The BBC reported, citing Mugabe’s family, that he had died after battling ill health.
Mugabe was ousted from power in a military coup in November 2017, ending his three-decade reign.
While the West regards the 94-year-old as an autocrat, some in Africa saw him as an anti-colonial champion.
Educated and urbane, Mugabe came to power after seven years of a liberation bush war. But nearly four decades after independence in 1980, many saw him as power-obsessed and willing to unleash death squads, rig elections and trash the economy in the relentless pursuit of control.
The farm seizures helped ruin one of Africa’s most dynamic economies, with a collapse in agricultural foreign exchange earnings unleashing hyperinflation.
The economy shrank by more than a third from 2000 to 2008, sending unemployment above 80 percent.
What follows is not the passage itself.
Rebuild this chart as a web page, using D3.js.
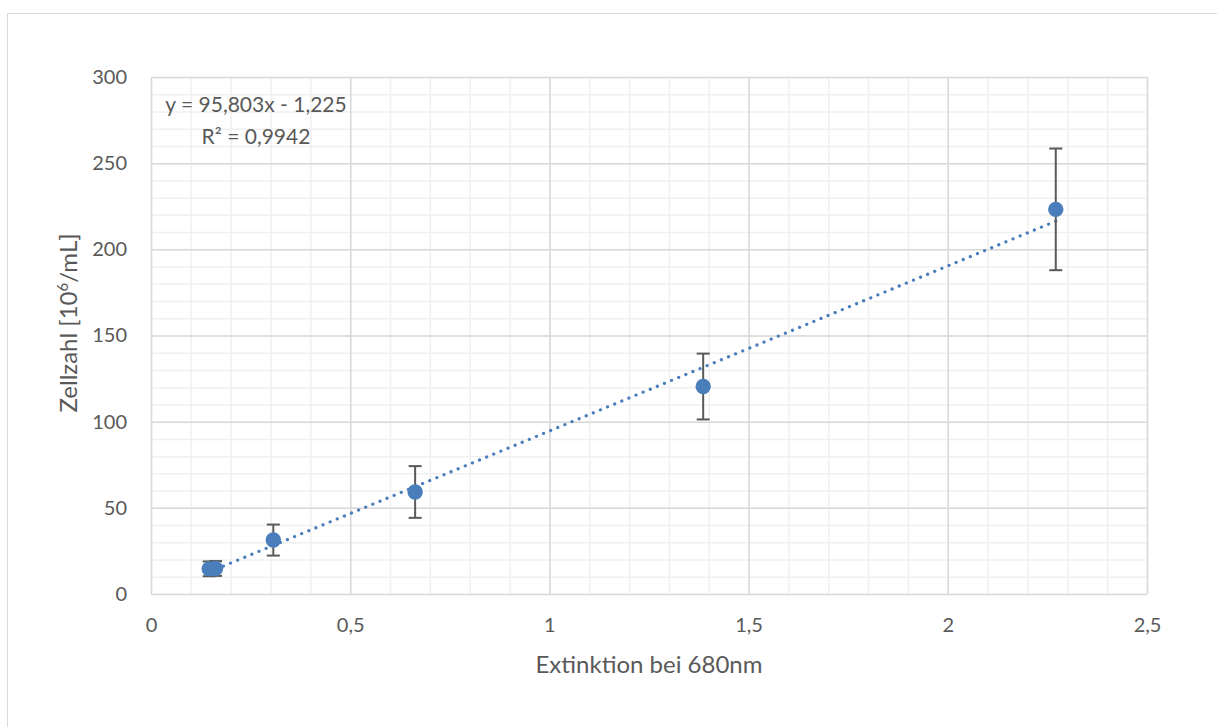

Several million Zimbabweans fled, mostly to South Africa.
An unapologetic Mugabe portrayed himself as a radical African nationalist competing against racist and imperialist forces in Washington and London.
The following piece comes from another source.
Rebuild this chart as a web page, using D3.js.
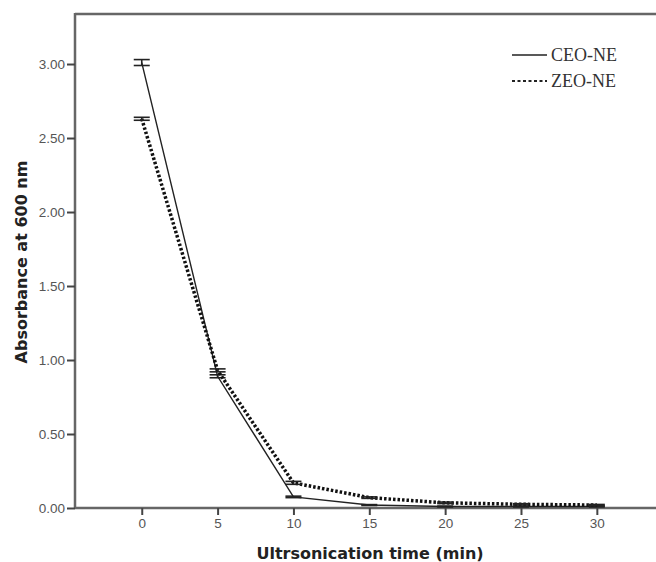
<!DOCTYPE html>
<html><head><meta charset="utf-8">
<script src="https://cdn.jsdelivr.net/npm/d3@7"></script>
<style>body{margin:0;background:#fff;}svg{display:block;}</style>
</head><body>
<svg id="chart" width="656" height="562"></svg>
<script>
const times = [0, 5, 10, 15, 20, 25, 30];
const ceoMean = [3.01, 0.89, 0.075, 0.02, 0.01, 0.01, 0.01];
const ceoErr  = [0.02, 0.01, 0.005, 0.003, 0.003, 0.003, 0.003];
const zeoMean = [2.63, 0.93, 0.17, 0.07, 0.035, 0.025, 0.02];
const zeoErr  = [0.01, 0.01, 0.01, 0.005, 0.005, 0.004, 0.004];
const yTicks = [0, 0.5, 1.0, 1.5, 2.0, 2.5, 3.0];
const xTicks = [0, 5, 10, 15, 20, 25, 30];
const seriesNames = ["CEO-NE", "ZEO-NE"];

(function(){
const svg = d3.select("#chart");
const mL = 75, mT = 14, mR = 656, mB = 508;
const x = d3.scaleLinear().domain([-4.4, 33.9]).range([mL, mR]);
const y = d3.scaleLinear().domain([0, 3.338]).range([mB, mT]);

const axisColor = "#666";
svg.append("line").attr("x1", mL).attr("x2", mR).attr("y1", mT).attr("y2", mT)
  .attr("stroke", axisColor).attr("stroke-width", 2.5);

const yAxis = svg.append("g").attr("transform", `translate(${mL},0)`)
  .call(d3.axisLeft(y).tickValues(yTicks).tickFormat(d3.format(".2f")).tickSize(8).tickPadding(2).tickSizeOuter(0));
const xAxis = svg.append("g").attr("transform", `translate(0,${mB})`)
  .call(d3.axisBottom(x).tickValues(xTicks).tickFormat(d3.format("d")).tickSize(7).tickPadding(3).tickSizeOuter(0));
[yAxis, xAxis].forEach(g => {
  g.select(".domain").attr("stroke", axisColor).attr("stroke-width", 2.5);
  g.selectAll(".tick line").attr("stroke", "#444").attr("stroke-width", 2);
  g.selectAll(".tick text").attr("fill", "#555").attr("font-family", "Arial, 'Liberation Sans', sans-serif").attr("font-size", 13.5);
});
yAxis.select(".domain").attr("d", `M0,${mT - 1}V${mB}`);
xAxis.select(".domain").attr("d", `M${mL},0H${mR}`);

const line = d3.line().x((d, i) => x(times[i])).y(d => y(d));

function drawErr(means, errs, color, w) {
  const g = svg.append("g");
  means.forEach((m, i) => {
    const cx = x(times[i]);
    [m + errs[i], m - errs[i]].forEach(v => {
      g.append("line").attr("x1", cx - 8).attr("x2", cx + 8).attr("y1", y(v)).attr("y2", y(v))
        .attr("stroke", color).attr("stroke-width", w);
    });
    g.append("line").attr("x1", cx).attr("x2", cx).attr("y1", y(m + errs[i])).attr("y2", y(m - errs[i]))
      .attr("stroke", color).attr("stroke-width", w);
  });
}

svg.append("path").datum(ceoMean).attr("d", line).attr("fill", "none")
  .attr("stroke", "#222").attr("stroke-width", 1.4);
drawErr(ceoMean, ceoErr, "#222", 1.6);
svg.append("path").datum(zeoMean).attr("d", line).attr("fill", "none")
  .attr("stroke", "#111").attr("stroke-width", 3.5).attr("stroke-dasharray", "2.5,2");
drawErr(zeoMean, zeoErr, "#222", 1.6);

svg.append("text").attr("x", 370).attr("y", 559).attr("text-anchor", "middle")
  .attr("font-family", "'DejaVu Sans', Verdana, sans-serif").attr("font-weight", "bold")
  .attr("font-size", 16).attr("fill", "#222").text("Ultrsonication time (min)");
svg.append("text").attr("transform", "translate(27,262) rotate(-90)").attr("text-anchor", "middle")
  .attr("font-family", "'DejaVu Sans', Verdana, sans-serif").attr("font-weight", "bold")
  .attr("font-size", 16).attr("fill", "#222").text("Absorbance at 600 nm");

const leg = svg.append("g");
seriesNames.forEach((n, i) => {
  const ly = 55 + i * 26;
  leg.append("line").attr("x1", 512).attr("x2", 547).attr("y1", ly).attr("y2", ly)
    .attr("stroke", "#222").attr("stroke-width", i === 0 ? 1.5 : 2.2)
    .attr("stroke-dasharray", i === 0 ? null : "3,2.5");
  leg.append("text").attr("x", 551).attr("y", ly + 6).attr("font-family", "'Liberation Serif', 'Times New Roman', serif")
    .attr("font-size", 18).attr("fill", "#333").text(n);
});
})();
</script>
</body></html>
On November 14, Mugabe’s grasp on Zimbabwe was weakened when the army seized power. A week before, Mugabe sacked his vice president Mnangagwa, ZANU-PF’s favourite to succeed him, to smooth a path to the presidency for his 52-year-old wife Grace.
The country’s parliament began impeachment proceedings against the then 93-year-old leader, after the ruling ZANU-PF party fired him as its leader following nearly four decades in charge.
He signed a short letter of resignation to parliament speaker Jacob Mudenda that was read out to lawmakers on November 21.
Wild celebrations broke out in parliament when Mugabe’s resignation was announced. People in the capital Harare danced and cheered as they heard the news.